Bolles spent four months interviewing Lathrop and Crystal. Both men, who have since died, became close friends with Bolles, who credits them with providing the foundation for his work on “Parachute.” (Crystal and Bolles co-authored “Where Do I Go From Here With My Life?” in 1974. The 2015 edition of “Parachute” uses one of Lathrop’s refrains as an epigram: “He or she who gets hired is not necessarily the one who can do the job best; but, the one who knows the most about how to get hired.”)
Lathrop and Crystal “didn’t think in big umbrella terms or broad strokes, such as moving from being a mechanic to being an executive consultant. They broke down capabilities into three types: skills, basic knowledge and knowing the types of people you most like to work with or to serve,” Bolles said.
Staying Relevant
Although commonly accepted now, those ideas broke new ground in the tumultuous Zeitgeist of the 1970s. Bolles eventually summarized those and other findings and self-published “Parachute,” which debuted Dec. 1, 1970. The title stems from an off-the-cuff remark he made years before during a ministerial counseling session. A minister stood up to lament the fact that he and his peers were being forced by circumstances “to bail out” of the profession, prompting Bolles to ask the rhetorical question that would yield a best-selling title.
The inaugural 115-page booklet was aimed squarely at ministers and professional counselors. Not long after its release though, Bolles started to receive requests from unexpected sources, including General Electric Co., the Pentagon, the U.S. State Department and UCLA. He expected administrators and counselors to benefit from the book, but was “astonished to be getting orders from so many other quarters. That’s when I started to realize there was a wider appetite for the book.”
Other people took notice, too. Bolles published two editions of “Parachute” on his own before Ten Speed Press (now part of The Crown Publishing Group) approached him in April 1972 with an offer to publish and distribute it commercially. Half-jokingly, Bolles told his publisher the modest little volume one day would be a best-seller. The publisher’s wry response? “He said, ‘Yeah, sure it will,’ ” Bolles recalled with a chuckle.
But Bolles proved prophetic. By 1978, the book had earned its place in the catalog of career literature. By that time, many college and university professors added “Parachute” as required reading for business students, including Colorado State University’s Feller, who said he’s used it in every course he’s taught for more than three decades.
The book has expanded from its booklet size, with the 2015 version checking in at 368 pages.
Illustrative of how Bolles keeps his content fresh and relevant, consider this excerpt on how résumés have evolved since the first commercial printing of “Parachute.” A hieratic, paper-based résumé once was the accepted standard for getting the attention of hiring managers. Although paper résumés remain valuable, the rise of the Internet and social media has upped the stakes for job seekers:
On that paper was a summary of where you had been and all you had done in the past. From that piece of paper, the employer was supposed to guess what kind of person you are in the present and what kind of employee you’d be in the future. The good thing about this — from your point of view — was that you had absolute control over what went on that piece of paper.

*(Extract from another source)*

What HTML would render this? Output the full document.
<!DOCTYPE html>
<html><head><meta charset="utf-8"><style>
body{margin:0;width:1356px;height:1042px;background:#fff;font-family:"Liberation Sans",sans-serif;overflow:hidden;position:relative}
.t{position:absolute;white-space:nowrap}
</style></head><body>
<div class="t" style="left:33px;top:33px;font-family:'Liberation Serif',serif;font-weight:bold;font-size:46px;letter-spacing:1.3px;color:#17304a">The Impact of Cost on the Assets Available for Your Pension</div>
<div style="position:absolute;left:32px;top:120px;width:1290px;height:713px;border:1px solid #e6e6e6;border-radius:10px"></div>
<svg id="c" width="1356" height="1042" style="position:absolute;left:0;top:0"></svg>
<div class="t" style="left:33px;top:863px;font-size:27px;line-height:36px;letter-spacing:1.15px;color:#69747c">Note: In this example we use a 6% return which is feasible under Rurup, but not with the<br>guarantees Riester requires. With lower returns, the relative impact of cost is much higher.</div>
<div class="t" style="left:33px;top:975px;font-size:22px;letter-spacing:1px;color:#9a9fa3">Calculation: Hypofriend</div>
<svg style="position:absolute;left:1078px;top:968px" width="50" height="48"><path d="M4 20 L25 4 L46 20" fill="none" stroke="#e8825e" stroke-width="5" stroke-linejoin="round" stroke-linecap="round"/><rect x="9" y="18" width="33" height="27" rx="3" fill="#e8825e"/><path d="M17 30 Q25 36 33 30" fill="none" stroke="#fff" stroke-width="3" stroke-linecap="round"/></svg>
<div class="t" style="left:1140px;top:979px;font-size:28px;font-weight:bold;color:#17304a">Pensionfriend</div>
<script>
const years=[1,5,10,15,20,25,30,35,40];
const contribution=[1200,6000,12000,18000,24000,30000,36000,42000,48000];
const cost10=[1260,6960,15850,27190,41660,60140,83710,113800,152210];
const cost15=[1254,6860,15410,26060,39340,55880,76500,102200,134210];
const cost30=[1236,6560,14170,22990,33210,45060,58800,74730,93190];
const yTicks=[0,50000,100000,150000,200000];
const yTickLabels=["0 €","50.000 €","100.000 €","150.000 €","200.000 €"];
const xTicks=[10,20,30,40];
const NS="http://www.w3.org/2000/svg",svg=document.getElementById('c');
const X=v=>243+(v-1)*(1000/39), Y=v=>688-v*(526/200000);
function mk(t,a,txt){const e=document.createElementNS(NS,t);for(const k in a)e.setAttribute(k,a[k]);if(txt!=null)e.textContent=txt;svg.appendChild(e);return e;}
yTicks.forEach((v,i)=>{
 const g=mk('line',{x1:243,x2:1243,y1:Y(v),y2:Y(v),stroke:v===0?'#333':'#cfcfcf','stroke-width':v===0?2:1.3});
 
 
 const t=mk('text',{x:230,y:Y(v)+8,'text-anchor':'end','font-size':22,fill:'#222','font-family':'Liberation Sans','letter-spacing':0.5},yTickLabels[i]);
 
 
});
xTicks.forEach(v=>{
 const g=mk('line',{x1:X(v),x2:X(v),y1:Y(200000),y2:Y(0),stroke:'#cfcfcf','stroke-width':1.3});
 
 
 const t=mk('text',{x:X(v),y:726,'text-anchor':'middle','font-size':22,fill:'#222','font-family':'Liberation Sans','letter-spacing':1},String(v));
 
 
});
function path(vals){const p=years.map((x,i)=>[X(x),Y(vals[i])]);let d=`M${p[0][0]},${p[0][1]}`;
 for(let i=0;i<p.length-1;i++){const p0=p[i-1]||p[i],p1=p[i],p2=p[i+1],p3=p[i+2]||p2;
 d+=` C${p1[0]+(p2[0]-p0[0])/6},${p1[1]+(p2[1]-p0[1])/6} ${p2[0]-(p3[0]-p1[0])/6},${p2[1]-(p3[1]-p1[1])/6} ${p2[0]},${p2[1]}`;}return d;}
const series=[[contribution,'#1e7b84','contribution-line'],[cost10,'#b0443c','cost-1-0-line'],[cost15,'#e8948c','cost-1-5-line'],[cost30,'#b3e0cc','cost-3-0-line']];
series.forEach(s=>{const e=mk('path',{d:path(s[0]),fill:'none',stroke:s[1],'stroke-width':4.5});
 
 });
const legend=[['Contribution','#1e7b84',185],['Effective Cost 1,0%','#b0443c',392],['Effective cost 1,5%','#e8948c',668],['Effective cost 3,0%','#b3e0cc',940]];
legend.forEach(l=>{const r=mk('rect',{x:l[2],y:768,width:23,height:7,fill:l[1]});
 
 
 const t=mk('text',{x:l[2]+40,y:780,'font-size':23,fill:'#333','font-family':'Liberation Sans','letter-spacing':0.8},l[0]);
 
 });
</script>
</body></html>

You could omit anything that was embarrassing, or anything from your past that you have long since regretted.
Short of their hiring a private detective, or talking to your previous employers, a prospective employer couldn’t find out much else about you. That was nice. But now those days are gone forever. Since 2008, and even before, there’s been a new résumé in town, and it’s called Google. (Bolles, “Parachute”)
Despite the seismic workplace shifts spawned by globalization and technology, Bolles said people’s habits can be slow to change.

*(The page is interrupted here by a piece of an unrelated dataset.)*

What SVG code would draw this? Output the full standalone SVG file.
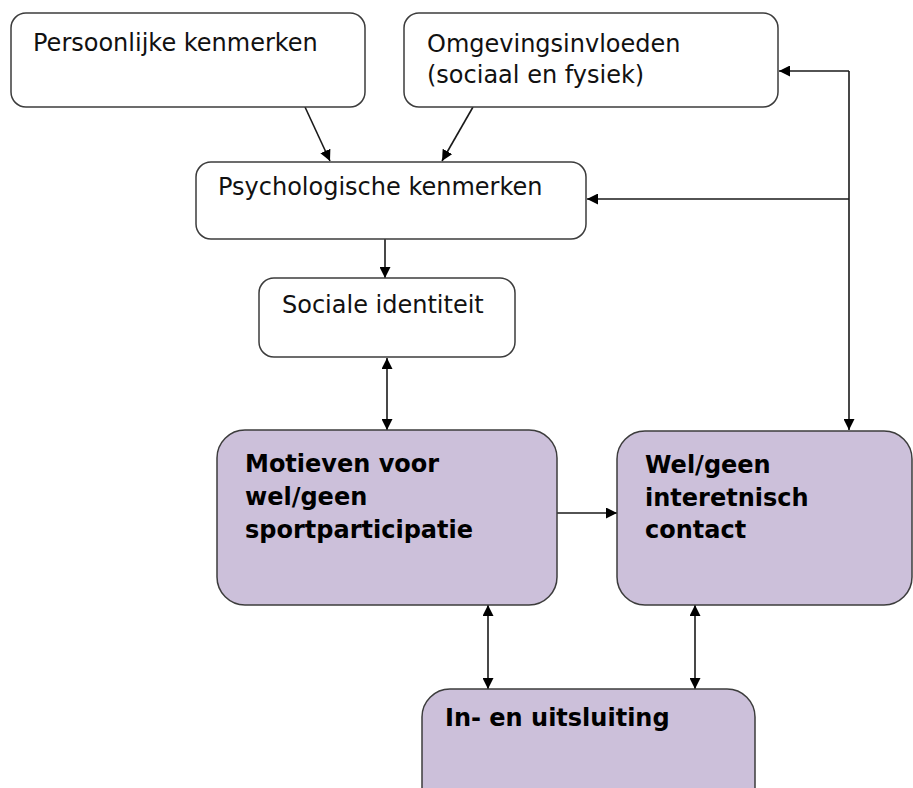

“Some people still think about job titles. Others think the only training you need for job hunting or career change is to know how to write a decent résumé or conduct a decent interview. Some people are very, very aware of how to use alternate ways of doing a job search, while others are still doing exactly what was done 40 or 50 years ago,” Bolles said.
So do the skills career-minded people need today differ vastly from when Bolles first tackled the topic? The answer: yes and no. He breaks skills into three categories, first outlined by Sidney Fine in the Dictionary of Occupational Titles: 1. Transferable skills for managing data, people or things; 2. Character traits; and 3. Various types of specialized knowledge.

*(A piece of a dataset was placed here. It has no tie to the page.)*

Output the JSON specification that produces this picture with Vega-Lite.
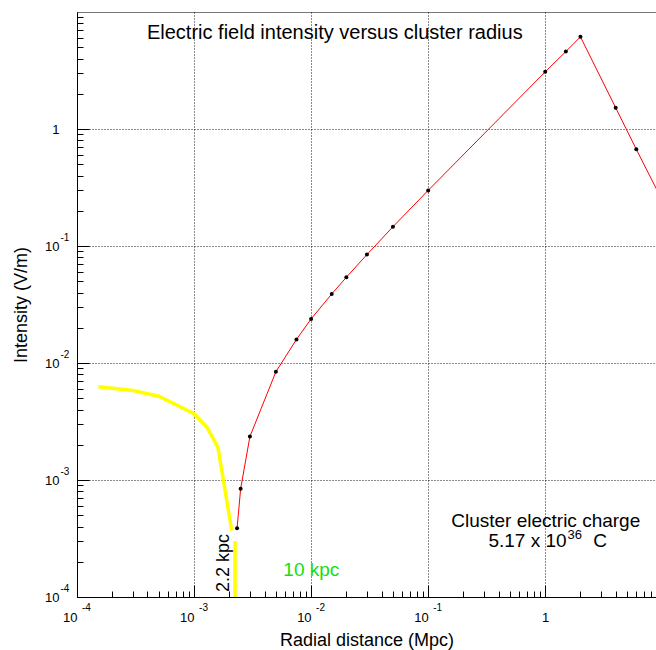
{
  "$schema": "https://vega.github.io/schema/vega-lite/v6.json",
  "autosize": {"type": "none"},
  "padding": {"left": 77, "top": 12, "right": 0, "bottom": 53},
  "width": 579,
  "height": 585,
  "background": "white",
  "config": {
    "view": {"stroke": "#777", "strokeWidth": 1},
    "font": "Liberation Sans",
    "axis": {"labelFont": "Liberation Sans", "titleFont": "Liberation Sans"}
  },
  "resolve": {"axis": {"x": "independent", "y": "independent"}},
  "datasets": {
    "red": [
      {"x": 0.00233, "y": 0.000386},
      {"x": 0.0025, "y": 0.00084},
      {"x": 0.003, "y": 0.00235},
      {"x": 0.005, "y": 0.0084},
      {"x": 0.0075, "y": 0.0159},
      {"x": 0.01, "y": 0.0238},
      {"x": 0.015, "y": 0.0389},
      {"x": 0.02, "y": 0.054},
      {"x": 0.03, "y": 0.0845},
      {"x": 0.05, "y": 0.146},
      {"x": 0.1, "y": 0.2986},
      {"x": 1, "y": 3.08},
      {"x": 1.5, "y": 4.59},
      {"x": 2, "y": 6.13},
      {"x": 4, "y": 1.52},
      {"x": 6, "y": 0.67},
      {"x": 10, "y": 0.245}
    ],
    "yellow": [
      {"x": 0.000152, "y": 0.00627},
      {"x": 0.0003, "y": 0.00582},
      {"x": 0.0005, "y": 0.0052},
      {"x": 0.001, "y": 0.00368},
      {"x": 0.0013, "y": 0.00279},
      {"x": 0.0016, "y": 0.0019},
      {"x": 0.0021, "y": 0.00037}
    ],
    "rule": [
      {"x": 0.00224, "y": 0.0001, "y2": 0.000301}
    ],
    "xexp": [
      {"x": 0.0001, "y": 0.0001, "e": "-4"},
      {"x": 0.001, "y": 0.0001, "e": "-3"},
      {"x": 0.01, "y": 0.0001, "e": "-2"},
      {"x": 0.1, "y": 0.0001, "e": "-1"}
    ],
    "yexp": [
      {"x": 0.0001, "y": 0.0001, "e": "-4"},
      {"x": 0.0001, "y": 0.001, "e": "-3"},
      {"x": 0.0001, "y": 0.01, "e": "-2"},
      {"x": 0.0001, "y": 0.1, "e": "-1"}
    ],
    "labels": [
      {"id": "title", "x": 0.01594, "y": 6.61, "text": "Electric field intensity versus cluster radius"},
      {"id": "charge1", "x": 1.01, "y": 0.000399, "text": "Cluster electric charge"},
      {"id": "charge2a", "x": 1, "y": 0.000269, "text": "5.17 x 10"},
      {"id": "charge2b", "x": 1, "y": 0.000269, "text": "36"},
      {"id": "charge2c", "x": 1, "y": 0.000269, "text": "C"},
      {"id": "kpc22", "x": 0.001795, "y": 0.000195, "text": "2.2 kpc"},
      {"id": "kpc10", "x": 0.01004, "y": 0.00017, "text": "10 kpc"}
    ]
  },
  "encoding": {
    "x": {"field": "x", "type": "quantitative", "scale": {"type": "log", "domain": [0.0001, 8.84]}, "axis": null},
    "y": {"field": "y", "type": "quantitative", "scale": {"type": "log", "domain": [0.0001, 10]}, "axis": null}
  },
  "layer": [
    {
      "data": {"name": "yellow"},
      "mark": {"type": "line", "color": "#ffff00", "strokeWidth": 3.5, "clip": true},
      "encoding": {
        "order": {"field": "x"},
        "x": {
          "field": "x", "type": "quantitative",
          "scale": {"type": "log", "domain": [0.0001, 8.84]},
          "axis": {
            "orient": "bottom",
            "title": "Radial distance (Mpc)",
            "titleFontSize": 18,
            "titleFontWeight": "normal",
            "titleColor": "black",
            "titlePadding": 7,
            "values": [0.0001, 0.001, 0.01, 0.1, 1],
            "labelExpr": "datum.value > 0.5 ? '1' : '10'",
            "labelFontSize": 13,
            "labelColor": "black",
            "labelOverlap": false,
            "labelFlush": false,
            "labelAlign": {"condition": {"test": "datum.value > 0.5", "value": "center"}, "value": "right"},
            "labelBaseline": "top",
            "labelPadding": 26,
            "tickColor": "black",
            "tickSize": -12,
            "domainColor": "black",
            "grid": true,
            "gridColor": "black",
            "gridDash": [1, 2],
            "gridOpacity": 0.9
          }
        },
        "y": {
          "field": "y", "type": "quantitative",
          "scale": {"type": "log", "domain": [0.0001, 10]},
          "axis": {
            "orient": "left",
            "title": "Intensity (V/m)",
            "titleFontSize": 18,
            "titleFontWeight": "normal",
            "titleColor": "black",
            "titlePadding": 14,
            "values": [0.0001, 0.001, 0.01, 0.1, 1],
            "labelExpr": "datum.value > 0.5 ? '1' : '10'",
            "labelFontSize": 13,
            "labelColor": "black",
            "labelOverlap": false,
            "labelFlush": false,
            "labelPadding": 30,
            "tickColor": "black",
            "tickSize": -12,
            "domainColor": "black",
            "grid": true,
            "gridColor": "black",
            "gridDash": [1, 2],
            "gridOpacity": 0.9
          }
        }
      }
    },
    {
      "data": {"name": "rule"},
      "mark": {"type": "rule", "color": "#ffff00", "strokeWidth": 3.5},
      "encoding": {
        "y2": {"field": "y2"},
        "x": {
          "field": "x", "type": "quantitative",
          "scale": {"type": "log", "domain": [0.0001, 8.84]},
          "axis": {
            "orient": "bottom",
            "title": null,
            "labels": false,
            "domain": false,
            "grid": false,
            "values": [0.0002, 0.0003, 0.0004, 0.0005, 0.0006, 0.0007, 0.0008, 0.0009,
                       0.002, 0.003, 0.004, 0.005, 0.006, 0.007, 0.008, 0.009,
                       0.02, 0.03, 0.04, 0.05, 0.06, 0.07, 0.08, 0.09,
                       0.2, 0.3, 0.4, 0.5, 0.6, 0.7, 0.8, 0.9,
                       2, 3, 4, 5, 6, 7, 8],
            "tickColor": "black",
            "tickSize": -6
          }
        },
        "y": {
          "field": "y", "type": "quantitative",
          "scale": {"type": "log", "domain": [0.0001, 10]},
          "axis": {
            "orient": "left",
            "title": null,
            "labels": false,
            "domain": false,
            "grid": false,
            "values": [0.0002, 0.0003, 0.0004, 0.0005, 0.0006, 0.0007, 0.0008, 0.0009,
                       0.002, 0.003, 0.004, 0.005, 0.006, 0.007, 0.008, 0.009,
                       0.02, 0.03, 0.04, 0.05, 0.06, 0.07, 0.08, 0.09,
                       0.2, 0.3, 0.4, 0.5, 0.6, 0.7, 0.8, 0.9,
                       2, 3, 4, 5, 6, 7, 8, 9],
            "tickColor": "black",
            "tickSize": -6
          }
        }
      }
    },
    {
      "data": {"name": "red"},
      "mark": {"type": "line", "color": "#ff0000", "strokeWidth": 1, "clip": true},
      "encoding": {"order": {"field": "x"}}
    },
    {
      "data": {"name": "red"},
      "mark": {"type": "circle", "color": "black", "opacity": 1, "size": 16, "clip": true},
      "encoding": {}
    },
    {
      "data": {"name": "xexp"},
      "mark": {"type": "text", "fontSize": 10, "color": "black", "align": "left", "baseline": "middle", "dx": 5, "dy": 11},
      "encoding": {"text": {"field": "e"}}
    },
    {
      "data": {"name": "yexp"},
      "mark": {"type": "text", "fontSize": 10, "color": "black", "align": "left", "baseline": "middle", "dx": -16.5, "dy": -8.5},
      "encoding": {"text": {"field": "e"}}
    },
    {
      "data": {"name": "labels"},
      "transform": [{"filter": "datum.id == 'title'"}],
      "mark": {"type": "text", "fontSize": 20, "color": "black", "align": "center", "baseline": "middle"},
      "encoding": {"text": {"field": "text"}}
    },
    {
      "data": {"name": "labels"},
      "transform": [{"filter": "datum.id == 'charge1'"}],
      "mark": {"type": "text", "fontSize": 19, "color": "black", "align": "center", "baseline": "alphabetic"},
      "encoding": {"text": {"field": "text"}}
    },
    {
      "data": {"name": "labels"},
      "transform": [{"filter": "datum.id == 'charge2a'"}],
      "mark": {"type": "text", "fontSize": 19, "color": "black", "align": "right", "baseline": "alphabetic", "dx": 21.4},
      "encoding": {"text": {"field": "text"}}
    },
    {
      "data": {"name": "labels"},
      "transform": [{"filter": "datum.id == 'charge2b'"}],
      "mark": {"type": "text", "fontSize": 13, "color": "black", "align": "left", "baseline": "alphabetic", "dx": 22.2, "dy": -8},
      "encoding": {"text": {"field": "text"}}
    },
    {
      "data": {"name": "labels"},
      "transform": [{"filter": "datum.id == 'charge2c'"}],
      "mark": {"type": "text", "fontSize": 19, "color": "black", "align": "left", "baseline": "alphabetic", "dx": 48},
      "encoding": {"text": {"field": "text"}}
    },
    {
      "data": {"name": "labels"},
      "transform": [{"filter": "datum.id == 'kpc22'"}],
      "mark": {"type": "text", "fontSize": 18, "color": "black", "align": "center", "baseline": "middle", "angle": 270},
      "encoding": {"text": {"field": "text"}}
    },
    {
      "data": {"name": "labels"},
      "transform": [{"filter": "datum.id == 'kpc10'"}],
      "mark": {"type": "text", "fontSize": 19, "color": "#11e011", "align": "center", "baseline": "middle"},
      "encoding": {"text": {"field": "text"}}
    }
  ]
}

“The kinds of skills that change are the knowledge skills. The have to be updated endlessly and continuously to keep pace with the discovery of new technologies. People can acquire traits, such as learning, to be persistent. The transferable skills tend to be immutable — they are things you innately know how to do, and those skills don’t change,” Bolles said.
Feller said “Parachute” will continue to have broad applicability as people seek to find meaning beyond having a vocation. “The only stability people have is being able to look at their skill set and ask: ‘Where can I transfer them?’ And Dick has kept his finger on that pulse for 42 years.”